Uma maioria que é alternativa ou uma maioria sem alternativa

António Costa não perdeu a hipótese de tentar provar ao PSD e ao CDS que, afinal, havia mesmo uma alternativa ao corte de rendimentos e direitos sociais. Tentou, porque sociais-democratas e democratas-cristãos continuam a recusar-se a aceitar essa versão.

Neste capítulo, Telmo Correia, do CDS, acabou por protagonizar um dos momentos altos do debate parlamentar, ao traçar o modelo de “monge trotskista” que o Governo está, à força do aumento de impostos indiretos, a tentar formar.
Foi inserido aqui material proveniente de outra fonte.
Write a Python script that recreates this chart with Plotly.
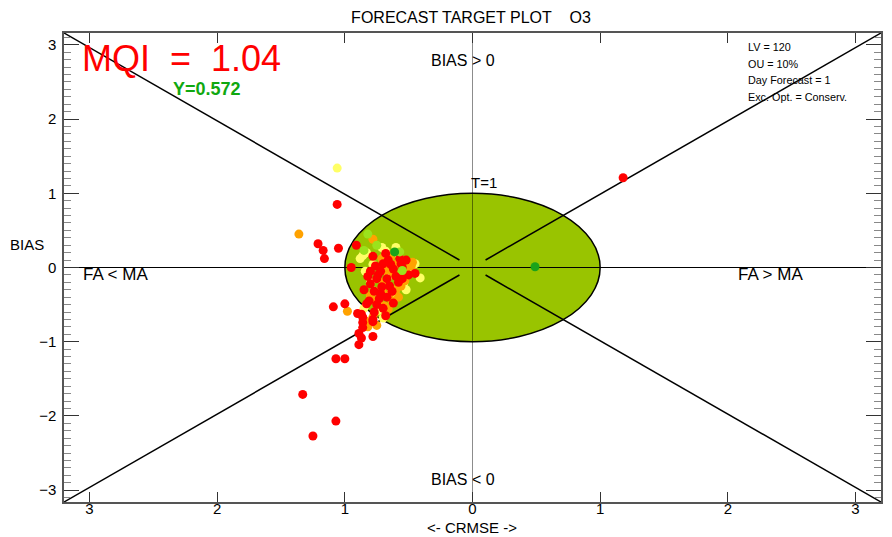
import plotly.graph_objects as go

# ---- data (CRMSE signed x, BIAS y) per station colour class ----
red_x = [1.18, -1.06, -1.21, -1.17, -1.16, -1.05, -0.91, -0.95, -1.33, -1.07, -1.25, -1.07, -1.00, -1.09, -1.00,
         -0.89, -0.87, -0.89, -0.86, -0.86, -0.78, -0.90, -0.86, -0.78, -0.77, -0.78, -0.68, -0.64, -0.57, -0.52,
         -0.45, -0.75, -0.67, -0.60, -0.77, -0.71, -0.65, -0.81, -0.73, -0.67, -0.83, -0.87, -0.78, -0.80, -0.72,
         -0.62, -0.55, -0.70, -0.58, -0.50, -0.63, -0.70, -0.75, -0.62, -0.80, -0.85, -0.68, -0.72, -0.56, -0.66,
         -0.74, -0.82, -0.76, -0.55]
red_y = [1.21, 0.85, 0.32, 0.23, 0.12, 0.26, 0.30, 0.00, -1.71, -2.07, -2.27, -1.23, -1.23, -0.53, -0.49,
         -1.04, -0.95, -0.89, -0.81, -0.74, -0.93, -0.62, -0.67, -0.70, -0.60, 0.15, 0.19, 0.04, 0.12, 0.10,
         -0.08, -0.15, -0.15, -0.12, -0.32, -0.26, -0.25, -0.45, -0.42, -0.40, -0.49, -0.63, -0.73, -0.05, -0.05,
         -0.02, 0.00, 0.05, -0.20, -0.10, -0.32, -0.55, -0.50, -0.48, -0.22, -0.30, -0.65, -0.35, 0.05, 0.10,
         -0.10, -0.12, 0.02, -0.15]

orange_x = [-1.36, -0.78, -0.71, -0.68, -0.59, -0.47, -0.56, -0.98, -0.78, -0.65, -0.63, -0.69, -0.77, -0.84, -0.80,
            -0.60, -0.70, -0.62, -0.52, -0.48, -0.75, -0.73, -0.66, -0.58, -0.64, -0.53, -0.82, -0.71, -0.76, -0.55]
orange_y = [0.45, 0.38, 0.12, -0.04, 0.05, 0.07, -0.25, -0.59, -0.67, -0.36, -0.45, -0.52, -0.62, -0.72, -0.38,
            -0.30, -0.20, -0.08, -0.02, 0.02, -0.78, -0.48, -0.56, -0.40, 0.15, -0.18, -0.80, -0.30, -0.45, -0.10]

yellow_x = [-1.06, -0.86, -0.71, -0.60, -0.78, -0.41, -0.49, -0.77, -0.84, -0.88, -0.80, -0.54, -0.60, -0.85, -0.74,
            -0.68, -0.45, -0.52, -0.83, -0.70, -0.66, -0.58]
yellow_y = [1.34, 0.16, 0.27, 0.27, 0.04, -0.14, -0.05, -0.32, -0.05, 0.12, -0.20, -0.22, -0.38, -0.55, -0.58,
            0.22, 0.05, -0.30, 0.20, -0.68, -0.12, 0.18]

lgreen_x = [-0.82, -0.85, -0.57, -0.55, -0.75]
lgreen_y = [0.45, 0.23, 0.21, -0.04, 0.30]

green_x = [0.49, -0.61]
green_y = [0.01, 0.21]

x_ticks = [-3, -2, -1, 0, 1, 2, 3]
x_tick_text = ["3", "2", "1", "0", "1", "2", "3"]
y_ticks = [-3, -2, -1, 0, 1, 2, 3]

mqi_text = "MQI\u00a0\u00a0=\u00a0\u00a01.04"
y_text = "Y=0.572"
info_lines = ["LV = 120", "OU = 10%", "Day Forecast = 1", "Exc. Opt. = Conserv."]

XR = 3.2
YR = 3.16
FONT = "Arial, Liberation Sans, sans-serif"

fig = go.Figure()
for xs, ys, col in [(yellow_x, yellow_y, "#ffff66"), (orange_x, orange_y, "#ffa200"),
                    (red_x, red_y, "#ff0000"), (lgreen_x, lgreen_y, "#9be21c"),
                    (green_x, green_y, "#1aa31a")]:
    fig.add_trace(go.Scatter(x=xs, y=ys, mode="markers",
                             marker=dict(size=9, color=col, line=dict(width=0)),
                             showlegend=False, hoverinfo="skip"))

shapes = []
shapes.append(dict(type="circle", xref="x", yref="y", x0=-1, x1=1, y0=-1, y1=1,
                   fillcolor="#99c400", line=dict(color="black", width=1.5), layer="below"))
shapes.append(dict(type="line", xref="x", yref="y", x0=-XR, x1=XR, y0=0, y1=0,
                   line=dict(color="black", width=1), layer="below"))
shapes.append(dict(type="line", xref="x", yref="y", x0=0, x1=0, y0=-YR, y1=YR,
                   line=dict(color="rgba(0,0,0,0.45)", width=1), layer="below"))
f = 0.032
for sx in (-1, 1):
    for sy in (-1, 1):
        shapes.append(dict(type="line", xref="x", yref="y",
                           x0=sx * XR * f, y0=sy * YR * f, x1=sx * XR, y1=sy * YR,
                           line=dict(color="black", width=1.5), layer="below"))

OFF = 8  # page body margin of the browser
W, H = 892 - OFF, 537 - OFF
L, R, T, B = 64 - OFF, 9, 33 - OFF, 43 - OFF
pw, ph = W - L - R, H - T - B


def px(xp):
    return (xp - OFF - L) / pw


def py(yp):
    return (H - B - (yp - OFF)) / ph


ann = []


def add(text, x, y, size=15, color="black", xanchor="center", bold=False):
    ann.append(dict(text=("<b>%s</b>" % text) if bold else text, x=px(x), y=py(y),
                    xref="paper", yref="paper", showarrow=False, xanchor=xanchor, yanchor="middle",
                    font=dict(size=size, color=color, family=FONT)))


add(mqi_text, 80, 59, size=36, color="#ff0000", xanchor="left")
add(y_text, 171, 89, size=18, color="#10a810", xanchor="left", bold=True)
add("BIAS &gt; 0", 464, 61, size=16)
add("BIAS &lt; 0", 464, 479, size=16)
add("T=1", 485, 182)
add("FA &lt; MA", 81, 274, size=17, xanchor="left")
add("FA &gt; MA", 772, 274, size=17)
for i, t in enumerate(info_lines):
    add(t, 748, 47 + i * 16.7, size=10.8, xanchor="left")
add("BIAS", 27, 244, size=15)
add("&lt;- CRMSE -&gt;", 473, 527, size=15)

fig.update_layout(
    width=W, height=H,
    margin=dict(l=L, r=R, t=T, b=B),
    plot_bgcolor="white", paper_bgcolor="white",
    title=dict(text="FORECAST TARGET PLOT\u00a0\u00a0\u00a0\u00a0O3", x=(471 - OFF) / W, xanchor="center",
               y=1 - (17 - OFF) / H, yanchor="middle", font=dict(size=16, family=FONT, color="black")),
    shapes=shapes, annotations=ann,
    font=dict(family=FONT, size=15, color="black"),
)
fig.update_xaxes(range=[-XR, XR], tickvals=x_ticks, ticktext=x_tick_text, ticks="inside", ticklen=10,
                 tickcolor="#333", showgrid=False, zeroline=False, showline=True, linecolor="#555",
                 linewidth=1.5, mirror="ticks", tickfont=dict(size=15), ticklabelstandoff=-8,
                 fixedrange=True)
fig.update_yaxes(range=[-YR, YR], tickvals=y_ticks, ticks="inside", ticklen=15, tickcolor="#333",
                 minor=dict(dtick=0.1, ticks="inside", ticklen=7, tickcolor="#888"),
                 showgrid=False, zeroline=False, showline=True, linecolor="#555", linewidth=1.5,
                 mirror="ticks", tickfont=dict(size=15), ticklabelstandoff=3, fixedrange=True)

fig.write_html("out.html")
Um “monge” que não apanha sol, que só anda a pé, que não fuma, não bebe “e nem prazer de uma bebida açucarada lhe resta”.

Pedro Passos Coelho aproveitou o ritmo e acusou o “Governo das esquerdas” de “não ter uma alternativa” para implementar no país.

A António Costa, o tiro passou ao lado: não só insistiu na ideia de que este Orçamento era a prova provada de que havia de facto alternativa, como viu os parceiros de esquerda a confirmar isso mesmo: apesar de todas as limitações e constrangimentos, este é um Orçamento de mudança, foram dizendo, afinados, Catarina Martins, Jerónimo de Sousa e Heloísa Apolónia.

A maioria está sólida e mesmo a questão mais melindrosa em cima da mesa — a reestruturação da dívida pública — parece ter conseguido algum espaço neste debate. Em quase tudo o resto que esteve em jogo, como na questão do pagamento especial por conta ou na regulamentação dos recibos verdes, Governo e a maioria parecem articulados. PCP e BE pediram melhorias na especialidade e os ministros de cada área (sobretudo das Finanças e Segurança Social) foram mostrando abertura para negociar nesse debate que aí vem nas comissões, e que só termina no final de novembro.